In 2004, Ian began a 5 year postdoctoral position in Geoff Barton's group at the University of Dundee and Scottish Structural Proteomics Facility (SSPF). He developed algorithms for protein crystallisation propensity prediction, and computational pipelines for structural biology target selection; also applied homology modelling to study molecular mechanisms of genetic disease and developed interests in systems-wide network inference and analysis.
Ian moved to an independent position at the MRC Human Genetics Unit in 2009 with a Royal Society of Edinburgh Scottish Government Fellowship. He is employing network biology and machine learning approaches to study phenotypic plasticity in development, metastasis and drug response - towards new clinical tools. He spent sabbaticals at Harvard Medical School dept. of Systems Biology (2012, 2013) and Vanderbilt Medical School, Vanderbilt-Ingram Cancer Centre (2013).
Ian was elected as a founding member of the Royal Society of Edinburgh Young Academy of Scotland (2011), where he chairs a working group on Open Data. He interacts widely to communicate research findings, for example in 2010 he was selected for the Scottish Crucible and has been an active STEM ambassador since 2008.

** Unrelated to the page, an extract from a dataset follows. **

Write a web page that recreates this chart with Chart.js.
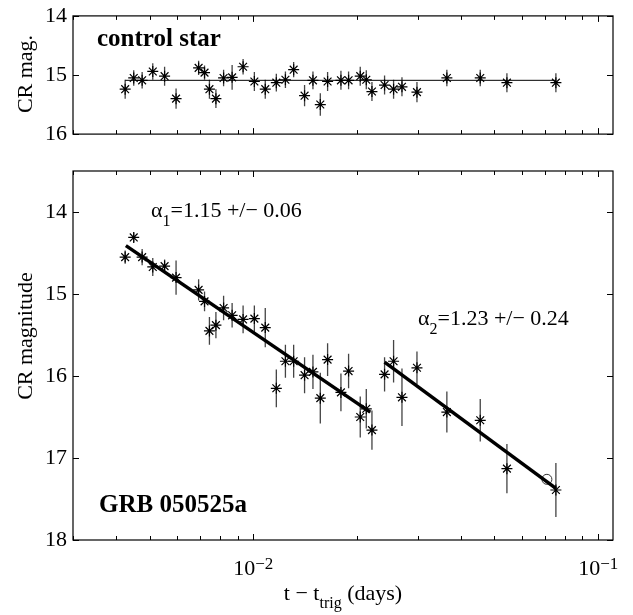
<!DOCTYPE html>
<html>
<head>
<meta charset="utf-8">
<script src="https://cdn.jsdelivr.net/npm/chart.js@4.4.1/dist/chart.umd.min.js"></script>
<style>
  html, body { margin: 0; padding: 0; background: #fff; }
  #wrap { position: relative; width: 633px; height: 615px; }
  canvas { position: absolute; left: 0; }
  #topChart { top: 0; }
  #botChart { top: 150px; }
</style>
</head>
<body>
<div id="wrap">
  <canvas id="topChart" width="633" height="150"></canvas>
  <canvas id="botChart" width="633" height="465"></canvas>
</div>
<script>
// ---------- data ----------
const times = [0.00425, 0.00450, 0.00476, 0.00511, 0.00553, 0.00597, 0.00694, 0.00722, 0.00746,
  0.00779, 0.00820, 0.00868, 0.00934, 0.01007, 0.01083, 0.01166, 0.01239, 0.01309, 0.01408,
  0.01489, 0.01564, 0.01642, 0.01795, 0.01889, 0.02042, 0.02126, 0.02208, 0.02402, 0.02551,
  0.02698, 0.02982, 0.03641, 0.04550, 0.05437, 0.07540];

const controlMag = [15.24, 15.05, 15.09, 14.94, 15.02, 15.40, 14.88, 14.96, 15.24, 15.40, 15.05,
  15.04, 14.86, 15.11, 15.24, 15.13, 15.08, 14.91, 15.35, 15.09, 15.50, 15.11, 15.09, 15.09,
  15.02, 15.08, 15.28, 15.17, 15.24, 15.20, 15.29, 15.05, 15.05, 15.13, 15.13];
const controlErr = [0.16, 0.13, 0.14, 0.14, 0.16, 0.17, 0.12, 0.12, 0.16, 0.16, 0.14, 0.21, 0.13,
  0.16, 0.16, 0.15, 0.14, 0.13, 0.18, 0.15, 0.19, 0.16, 0.16, 0.15, 0.16, 0.16, 0.16, 0.16,
  0.16, 0.16, 0.17, 0.14, 0.14, 0.16, 0.16];
const controlLevel = 15.09;

const grbMag = [14.55, 14.31, 14.55, 14.67, 14.66, 14.80, 14.95, 15.09, 15.45, 15.38, 15.17, 15.26,
  15.31, 15.30, 15.41, 16.15, 15.82, 15.82, 15.99, 15.95, 16.27, 15.80, 16.20, 15.94, 16.50,
  16.40, 16.66, 15.98, 15.82, 16.26, 15.90, 16.44, 16.54, 17.13, 17.39];
const grbErr = [0.08, 0.06, 0.10, 0.11, 0.08, 0.21, 0.13, 0.12, 0.17, 0.16, 0.15, 0.15, 0.17, 0.16,
  0.24, 0.23, 0.20, 0.20, 0.22, 0.21, 0.31, 0.20, 0.23, 0.21, 0.25, 0.24, 0.24, 0.21, 0.26,
  0.35, 0.20, 0.25, 0.26, 0.30, 0.33];

// fitted power-law segments (end points)
const fit1T = [0.00427, 0.02183];
const fit1M = [14.41, 16.44];
const fit2T = [0.02402, 0.07540];
const fit2M = [15.83, 17.37];

// open circle near the last point
const circleT = [0.0710];
const circleM = [17.26];

// ticks
const xTicks = [0.003, 0.004, 0.005, 0.006, 0.007, 0.008, 0.009, 0.01,
  0.02, 0.03, 0.04, 0.05, 0.06, 0.07, 0.08, 0.09, 0.1];
const xMajor = [0.01, 0.1];
const xLabelExp = ['\u22122', '\u22121'];
const yTicksTop = [14, 15, 16];
const yTicksBot = [14, 15, 16, 17, 18];

const FONT = "'Liberation Serif', 'Times New Roman', serif";

// ---------- helpers ----------
function pts(xs, ys) {
  return xs.map((x, i) => ({ x, y: ys[i] }));
}

function errorSegments(xs, ys, es) {
  const out = [];
  xs.forEach((x, i) => {
    out.push({ x, y: ys[i] - es[i] });
    out.push({ x, y: ys[i] + es[i] });
    out.push({ x, y: null });
  });
  return out;
}

// draw a run of text pieces (for sub/superscripts)
function drawRuns(ctx, x, y, runs, align) {
  let total = 0;
  runs.forEach(r => {
    ctx.font = (r.bold ? 'bold ' : '') + r.size + 'px ' + FONT;
    r.w = ctx.measureText(r.t).width;
    total += r.w;
  });
  let cx = align === 'center' ? x - total / 2 : x;
  ctx.textAlign = 'left';
  ctx.textBaseline = 'alphabetic';
  runs.forEach(r => {
    ctx.font = (r.bold ? 'bold ' : '') + r.size + 'px ' + FONT;
    ctx.fillText(r.t, cx, y + (r.dy || 0));
    cx += r.w;
  });
}

// box frame with inward ticks on all four sides
function drawFrame(chart, yTicks) {
  const { ctx, chartArea: a, scales: { x, y } } = chart;
  ctx.save();
  ctx.strokeStyle = '#000';
  ctx.lineWidth = 1.2;
  ctx.strokeRect(a.left, a.top, a.right - a.left, a.bottom - a.top);
  ctx.lineWidth = 1;
  ctx.beginPath();
  xTicks.forEach(v => {
    const px = Math.round(x.getPixelForValue(v)) + 0.5;
    const len = xMajor.includes(v) ? 6 : 4;
    ctx.moveTo(px, a.bottom); ctx.lineTo(px, a.bottom - len);
    ctx.moveTo(px, a.top); ctx.lineTo(px, a.top + len);
  });
  yTicks.forEach(v => {
    const py = Math.round(y.getPixelForValue(v)) + 0.5;
    ctx.moveTo(a.left, py); ctx.lineTo(a.left + 6, py);
    ctx.moveTo(a.right, py); ctx.lineTo(a.right - 6, py);
  });
  ctx.stroke();
  ctx.restore();
}

function yTitle(ctx, text, cx, cy) {
  ctx.save();
  ctx.translate(cx, cy);
  ctx.rotate(-Math.PI / 2);
  ctx.font = '22px ' + FONT;
  ctx.fillStyle = '#000';
  ctx.textAlign = 'center';
  ctx.textBaseline = 'middle';
  ctx.fillText(text, 0, 0);
  ctx.restore();
}

function makeOptions(yMin, yMax, yTicks, padTop, xHeight) {
  return {
    responsive: false,
    animation: false,
    layout: { padding: { left: 0, right: 20, top: padTop, bottom: 0 } },
    plugins: { legend: { display: false }, tooltip: { enabled: false } },
    scales: {
      x: {
        type: 'logarithmic',
        min: 0.003,
        max: 0.1104,
        grid: { display: false, drawTicks: false },
        border: { display: false },
        ticks: { display: false },
        afterFit: s => { s.height = xHeight; }
      },
      y: {
        type: 'linear',
        reverse: true,
        min: yMin,
        max: yMax,
        grid: { display: false, drawTicks: false },
        border: { display: false },
        afterBuildTicks: s => { s.ticks = yTicks.map(v => ({ value: v })); },
        ticks: {
          color: '#000',
          padding: 6,
          font: { family: FONT, size: 22, lineHeight: 0.9 },
          callback: v => String(v)
        },
        afterFit: s => { s.width = 73; }
      }
    }
  };
}

const starStyle = {
  showLine: false,
  pointStyle: 'star',
  pointRadius: 5.5,
  pointBorderWidth: 1.2,
  pointBorderColor: '#000',
  pointBackgroundColor: '#000'
};

const errStyle = {
  showLine: true,
  pointRadius: 0,
  borderColor: '#444',
  borderWidth: 1.3,
  spanGaps: false
};

// ---------- top panel: control star ----------
new Chart(document.getElementById('topChart'), {
  type: 'scatter',
  data: {
    datasets: [
      { data: pts([times[0], times[times.length - 1]], [controlLevel, controlLevel]),
        showLine: true, pointRadius: 0, borderColor: '#000', borderWidth: 1 },
      { data: pts(times, controlMag), ...starStyle },
      { data: errorSegments(times, controlMag, controlErr), ...errStyle }
    ]
  },
  options: makeOptions(14, 16, yTicksTop, 10, 12),
  plugins: [{
    id: 'topDecor',
    afterDraw(chart) {
      const ctx = chart.ctx;
      drawFrame(chart, yTicksTop);
      ctx.save();
      ctx.fillStyle = '#000';
      drawRuns(ctx, 97, 46, [{ t: 'control star', size: 25, bold: true }], 'left');
      ctx.restore();
      yTitle(ctx, 'CR mag.', 26, 74);
    }
  }]
});

// ---------- bottom panel: GRB 050525a ----------
new Chart(document.getElementById('botChart'), {
  type: 'scatter',
  data: {
    datasets: [
      { data: pts(fit1T, fit1M), showLine: true, pointRadius: 0, borderColor: '#000', borderWidth: 3.5 },
      { data: pts(fit2T, fit2M), showLine: true, pointRadius: 0, borderColor: '#000', borderWidth: 3.5 },
      { data: pts(circleT, circleM), showLine: false, pointStyle: 'circle', pointRadius: 5,
        pointBorderColor: '#333', pointBorderWidth: 1, pointBackgroundColor: 'rgba(0,0,0,0)' },
      { data: pts(times, grbMag), ...starStyle },
      { data: errorSegments(times, grbMag, grbErr), ...errStyle }
    ]
  },
  options: makeOptions(13.5, 18, yTicksBot, 21, 75),
  plugins: [{
    id: 'botDecor',
    afterDraw(chart) {
      const ctx = chart.ctx;
      const x = chart.scales.x;
      drawFrame(chart, yTicksBot);
      ctx.save();
      ctx.fillStyle = '#000';
      drawRuns(ctx, 99, 362, [{ t: 'GRB 050525a', size: 25, bold: true }], 'left');
      drawRuns(ctx, 151, 67, [
        { t: '\u03b1', size: 22 },
        { t: '1', size: 16, dy: 9 },
        { t: '=1.15 +/\u2212 0.06', size: 22 }
      ], 'left');
      drawRuns(ctx, 418, 175, [
        { t: '\u03b1', size: 22 },
        { t: '2', size: 16, dy: 9 },
        { t: '=1.23 +/\u2212 0.24', size: 22 }
      ], 'left');
      xMajor.forEach((v, i) => {
        drawRuns(ctx, x.getPixelForValue(v), 425, [
          { t: '10', size: 22 },
          { t: xLabelExp[i], size: 17, dy: -6 }
        ], 'center');
      });
      const a = chart.chartArea;
      drawRuns(ctx, (a.left + a.right) / 2, 450, [
        { t: 't \u2212 t', size: 22 },
        { t: 'trig', size: 16, dy: 8 },
        { t: ' (days)', size: 22 }
      ], 'center');
      ctx.restore();
      yTitle(ctx, 'CR magnitude', 26, 186);
    }
  }]
});
</script>
</body>
</html>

- 2000, Master of Biochemistry, University of Oxford
- 2005, Doctor of Philosophy, PhD, University of Manchester
Research in a Nutshell
We work to understand how cancer cells can spread around the body (metastasis) and how they become resistant to treatment with drugs; these factors cause the overwhelming majority of cancer deaths. We also develop software to inform clinical decision-making, for example to predict which patients will respond to a particular treatment. Together, these approaches help to develop better and more effective cancer medicine.

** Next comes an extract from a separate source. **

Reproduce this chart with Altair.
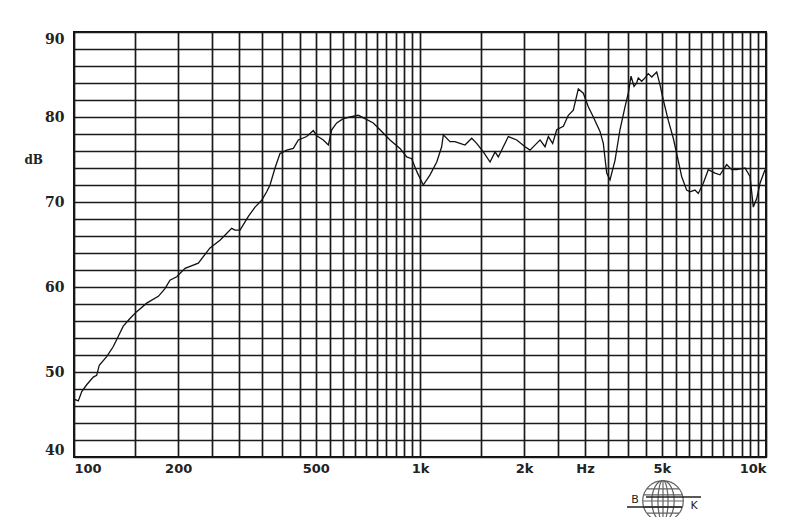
import altair as alt
import pandas as pd

# Frequency response
freq_hz = [100, 102.9, 105.3, 108.8, 113.7, 116.3, 118.3, 124.3, 129.9, 134.3,
           138.8, 145.1, 151.8, 162.2, 175.3, 183.2, 189.4, 198.1, 209.4, 228.7,
           247.2, 264.2, 285.6, 292.0, 301.9, 319.1, 333.6, 348.7, 360.5, 368.6,
           381.0, 393.9, 411.9, 430.4, 445.0, 470.5, 491.7, 502.9, 525.5, 543.3,
           555.7, 574.4, 600.3, 627.7, 663.3, 693.4, 732.8, 775.0, 819.0, 875.3,
           915.3, 946.3, 978.4, 1022, 1069, 1118, 1155, 1168, 1221, 1262,
           1305, 1349, 1411, 1458, 1524, 1594, 1648, 1684, 1741, 1800,
           1904, 2012, 2079, 2174, 2223, 2298, 2349, 2418, 2484, 2596,
           2683, 2774, 2868, 2965, 3065, 3169, 3313, 3387, 3464, 3541,
           3661, 3784, 3913, 4000, 4073, 4155, 4229, 4274, 4372, 4470,
           4568, 4674, 4832, 4938, 5049, 5219, 5396, 5519, 5705, 5898,
           6029, 6233, 6372, 6588, 6811, 7122, 7363, 7698, 7960, 8228,
           8697, 8991, 9190, 9400, 9610, 9934]
level_db = [46.8, 46.6, 47.7, 48.5, 49.4, 49.6, 50.8, 51.8, 53.0, 54.2,
            55.4, 56.3, 57.1, 58.1, 58.9, 59.8, 60.8, 61.2, 62.2, 62.8,
            64.6, 65.5, 66.9, 66.7, 66.7, 68.3, 69.4, 70.2, 71.2, 72.0,
            74.0, 75.7, 76.1, 76.3, 77.3, 77.7, 78.4, 77.8, 77.3, 76.7,
            78.5, 79.3, 79.8, 80.0, 80.2, 79.8, 79.3, 78.3, 77.3, 76.3,
            75.3, 75.1, 73.6, 72.0, 73.2, 74.7, 76.5, 77.9, 77.1, 77.1,
            76.9, 76.7, 77.5, 76.9, 75.9, 74.7, 75.9, 75.3, 76.5, 77.7,
            77.3, 76.5, 76.1, 76.9, 77.3, 76.5, 77.7, 76.9, 78.5, 78.9,
            80.2, 80.8, 83.3, 82.8, 81.2, 80.0, 78.3, 76.9, 73.4, 72.6,
            74.9, 78.5, 81.2, 82.8, 84.8, 83.6, 84.0, 84.6, 84.2, 84.6,
            85.1, 84.7, 85.3, 83.8, 82.0, 79.6, 77.5, 75.7, 73.0, 71.4,
            71.2, 71.4, 71.0, 72.2, 73.8, 73.4, 73.2, 74.4, 73.8, 73.8,
            74.0, 73.0, 69.4, 70.4, 72.2, 73.8]

# Grid lines and labels
x_grid = [100, 150] + list(range(200, 1001, 50)) + [1500] + list(range(2000, 10001, 500))
y_grid = list(range(40, 91, 2))
x_labels = {100: "100", 200: "200", 500: "500", 1000: "1k", 2000: "2k",
            3000: "\u00a0\u00a0\u00a0Hz", 5000: "5k", 10000: "10k"}
y_unit_label = "dB"
y_unit_at = 75

df = pd.DataFrame({"freq": freq_hz, "db": level_db})

label_expr = " : ".join(f"datum.value == {k} ? '{v}'" for k, v in x_labels.items()) + " : ''"

grid_color = "#1a1a1a"
ink = "#222222"

y_enc = alt.Y("db:Q",
              scale=alt.Scale(domain=[40, 90], nice=False, zero=False),
              axis=alt.Axis(values=y_grid,
                            labelExpr="datum.value % 10 == 0 ? datum.label : ''",
                            title=None, grid=True, gridColor=grid_color,
                            gridWidth=1.7, ticks=False, domain=False,
                            labelFlush=True, labelOverlap=False, labelPadding=10,
                            labelFont="DejaVu Serif", labelFontWeight="bold",
                            labelFontSize=14, labelColor=ink))

line = alt.Chart(df).mark_line(color="#111111", strokeWidth=1.3).encode(
    x=alt.X("freq:Q",
            scale=alt.Scale(type="log", domain=[100, 10000], nice=False),
            axis=alt.Axis(values=x_grid, labelExpr=label_expr, title=None,
                          grid=True, gridColor=grid_color, gridWidth=1.7,
                          ticks=False, domain=False, labelFlush=True,
                          labelOverlap=False, labelPadding=5,
                          labelFont="DejaVu Sans", labelFontWeight="bold",
                          labelFontSize=13, labelColor=ink)),
    y=y_enc,
)

unit = alt.Chart(pd.DataFrame({"db": [y_unit_at], "t": [y_unit_label]})).mark_text(
    font="DejaVu Serif", fontWeight="bold", fontSize=12, align="right",
    baseline="middle", color=ink
).encode(
    y=y_enc,
    x=alt.value(-31),
    text="t:N",
)

# B&K logo (decoration below the plot)
globe_path = ("M-1,0A1,1,0,1,0,1,0A1,1,0,1,0,-1,0Z"
              "M0,-1A0.55,1,0,1,0,0,1A0.55,1,0,1,0,0,-1Z"
              "M0,-1A0.25,1,0,1,0,0,1A0.25,1,0,1,0,0,-1Z"
              "M0,-1L0,1"
              "M-0.8,-0.6L0.8,-0.6M-0.95,-0.3L0.95,-0.3M-1,0L1,0"
              "M-0.95,0.3L0.95,0.3M-0.8,0.6L0.8,0.6")
logo_df = pd.DataFrame({"k": [0]})
globe = alt.Chart(logo_df).mark_point(
    shape=globe_path, filled=False, color=ink, strokeWidth=1.2, size=1650
).encode(x=alt.value(589), y=alt.value(469))
bar1 = alt.Chart(logo_df).mark_rule(color=ink, strokeWidth=1.6).encode(
    x=alt.value(553), x2=alt.value(608), y=alt.value(475))
bar2 = alt.Chart(logo_df).mark_rule(color=ink, strokeWidth=1.6).encode(
    x=alt.value(572), x2=alt.value(627), y=alt.value(465))
btxt = alt.Chart(pd.DataFrame({"t": ["B"]})).mark_text(
    font="DejaVu Sans", fontSize=11, fill=ink).encode(
    x=alt.value(561), y=alt.value(468), text="t:N")
ktxt = alt.Chart(pd.DataFrame({"t": ["K"]})).mark_text(
    font="DejaVu Sans", fontSize=11, fill=ink).encode(
    x=alt.value(620), y=alt.value(474), text="t:N")

chart = alt.layer(line, unit, globe, bar1, bar2, btxt, ktxt).properties(
    width=692, height=425,
    autosize=alt.AutoSizeParams(type="none"),
    padding={"left": 66, "top": 24, "right": 20, "bottom": 60},
    background="white",
).configure_view(stroke="#111111", strokeWidth=2)

chart.save("out.html", embed_options={"renderer": "svg", "actions": False})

We know that cells are organised and controlled by complex interactions between many individual parts (molecules), and so inherently form intricate networks. The properties of these networks underlie virtually every aspect of cell function.
We map and analyse the messages passed, or information flow, amongst molecules by integrating billions of data points that describe key components such as DNA and proteins. Statistical inference, including machine learning, lets the data do the talking in order to reveal the molecular logic that controls health and disease. Indeed, computers are vital to modern biology, which interprets large datasets to gain insight into complex systems.
There is still a lot to discover about what makes the difference between patients that survive or succumb to cancer. However, we have encouraging results in subtypes of renal and breast cancers that may lead to diagnostic tools necessary for personalized medicine and provide direction in the search for more effective treatments.